SVT's website says: "One of the largest banks in Sweden, Swedbank, may have been used for extensive, systematic money laundering for nearly a decade. A total of US$5.8 billion has been funnelled between suspect accounts in Swedbank and Danske Bank in the Baltics. Of this, US$26 million is linked to the Russian tax fraud that was uncovered by accountant Sergei Magnitsky."

Other allegations

Swedbank, according to an SVT person, produced an in-house report that found its way into the hands of the TV station, which says that it contained information about transgressions against AML regulations by, or on behalf of, its business in Estonia. The SVT person said that Swedbank had a branch there.

Elsewhere in the press, there are allegations that the report showed that Swedbank accepted highly risky customers without checking on the sources of their funds, the companies of which they were beneficial owners, the real purpose of their business relationships with Swedbank and various other things. On this subject, as on all the others, Swedbank merely referred Compliance Matters to its short statement.

Swedish and Baltic regulators are thought to be investigating Swedbank for signs of money laundering.

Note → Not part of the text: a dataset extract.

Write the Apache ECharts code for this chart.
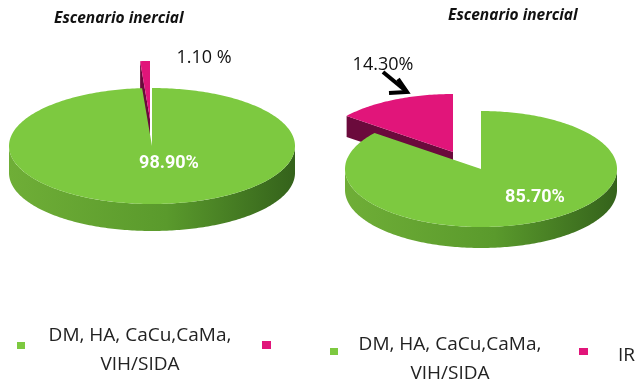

SVT says that the New York Department of Financial Services sent Swedbank a letter a couple of years ago in which it asked the bank to report all its transactions that might be linked to the now-defunct law firm of Mossack Fonseca. Bloomberg reports that leaked documents - presumably those in the hands of SVT - now show that Swedbank did indeed do business with more than 100 companies tied to the famous money-laundering facilitator. SVT is quoted as saying that the customers - or perhaps other customers - with such contacts came from Sweden and Norway. It also alleges that the bank denied to the regulator that it had spotted any reasons to suspect money laundering.

Allegations involving Manafort

SVT also believes that Paul Manafort, President Trump's campaign chairman who is now behind bars for tax fraud and bank fraud, received suspect payments through the bank.

Insider dealing allegations

Meanwhile, the Swedish Economic Crime Authority is sifting through papers and files at Swedbank's head office in a search for signs of insider dealing. The allegation here is that bank executives leaked the news to certain privileged investors that the bank was under investigation for money laundering in Estonia before the news was made public.

An object lesson in PR

In a public relations exercise a few days ago, the bank declared that Forensic Risk Alliance had produced an 'initial' - i.e. far from conclusive - report. It published a copy of the report which, hilariously, contains the kind of widespread redactions and blackings-out that one would expect from an American law-enforcement freedom-of-information disclosure. The most arresting statement in the report is: "(d) we have not been provided with bank-initiated remediation or investigation files, or reports; and (e) our initial and preliminary observations are subject to change as further information emerges." The report then features an entire appendix which contains "details of these and other limitations applying to our work." Perhaps one day the bank will issue a definitive statement about whether it broke any AML regulations, along with supporting facts.

Last figures

One set of figures that the bank released does indicate something, however, in a PDF entitled "Background Information." Most of it contains proclamations of Swedbank's adherence to the highest standards and a run-down of EU legislation that it claims to obey to the letter, but on page 4 it lists the "number of off-boarded non-resident customers" for 2017 and 2018. As the Danske Bank scandal was fully in swing a few years ago, these figures are a little on the late side. They do, however, show that even in the last two years Swedbank has been shedding Baltic customers on a seemingly industrial scale.

The figures for "terminated non-resident customers in the Baltics" are: Estonia - 427 in 2017 and 114 in 2018; Latvia - 190 in 2017 and 37 in 2018; Lithuania - 64 in 2017 and 54 in 2018. These figures suggest consistently (but do not prove) that Swedbank is on the tail-end of an exodus, even at this late stage when it feels that it is safe to publicise the figures.